September 13, 2008

Should the News Media be Liable for Promoting Prayer?

Pick any natural disaster over the past 20 years, including Hurricane Ike, and you can observe a common thread in news reporting. In each case, it is relatively easy to find stories in which religious faith in general and prayer in particular are mentioned. Moreover, they are always mentioned in a neutral to positive manner. Imminent danger is bearing down, but the news media will always find someone remaining in the path of danger because they are convinced that their prayers will be answered. Does this sort of uncritical coverage amount to promoting inaction?

Although I believe some interesting questions could be raised about liability in a legal sense, I am focusing on the moral sort of liability here. By covering prayer in the way they do, is the news media implicitly promoting it as a viable coping strategy? If so, do they not share some of the responsibility for the injuries and loss of life that often happen next?

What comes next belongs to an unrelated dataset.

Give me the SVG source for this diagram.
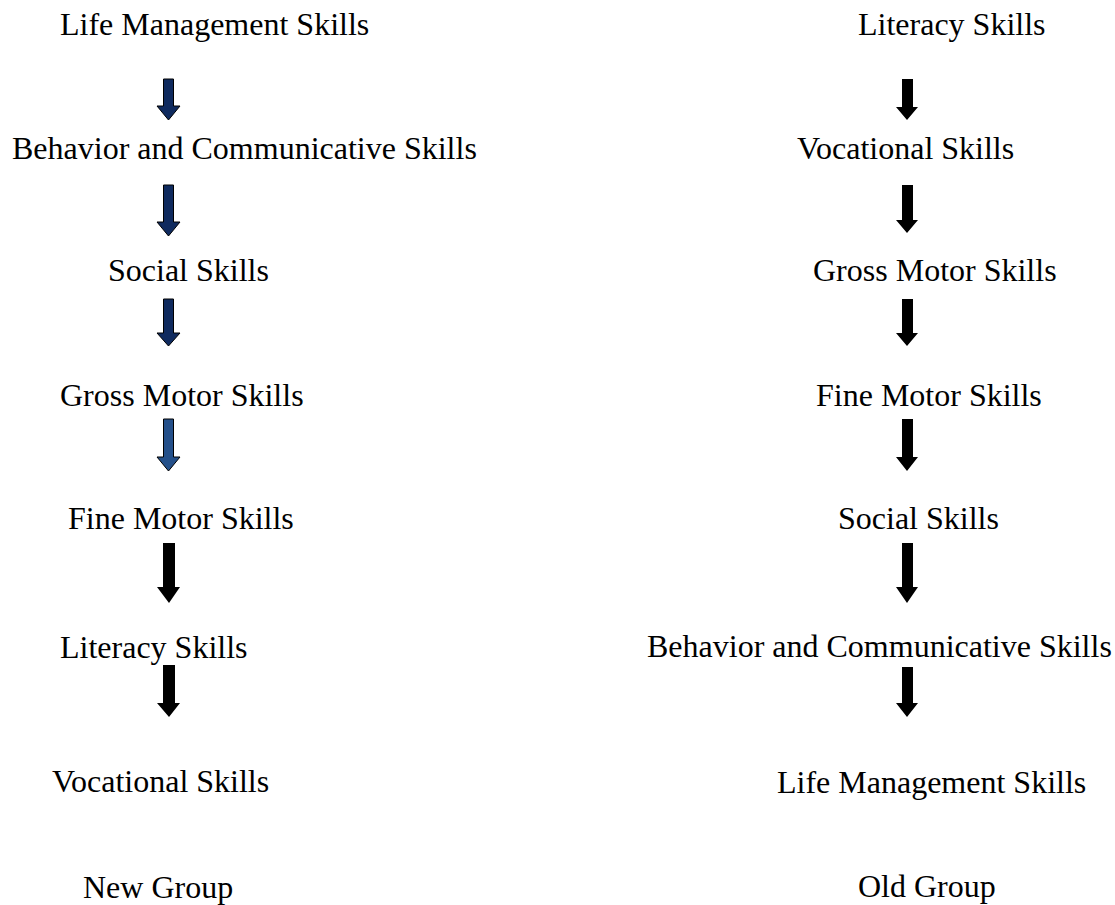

I started thinking about this question after reading a recent post by Stardust at God is for Suckers! The post referenced an article from MSNBC on Hurricane Ike. Stardust calls on the news media to "STOP THIS PRAYER BULLCRAP and encourage people to follow evacuation orders to get the hell out of the storm’s path."

I agree. By describing case after case of people resorting to prayer instead of effective coping skills, the news media is indeed promoting prayer. In doing so, they are endangering people. Prayer is far from harmless, especially as an alternative to action.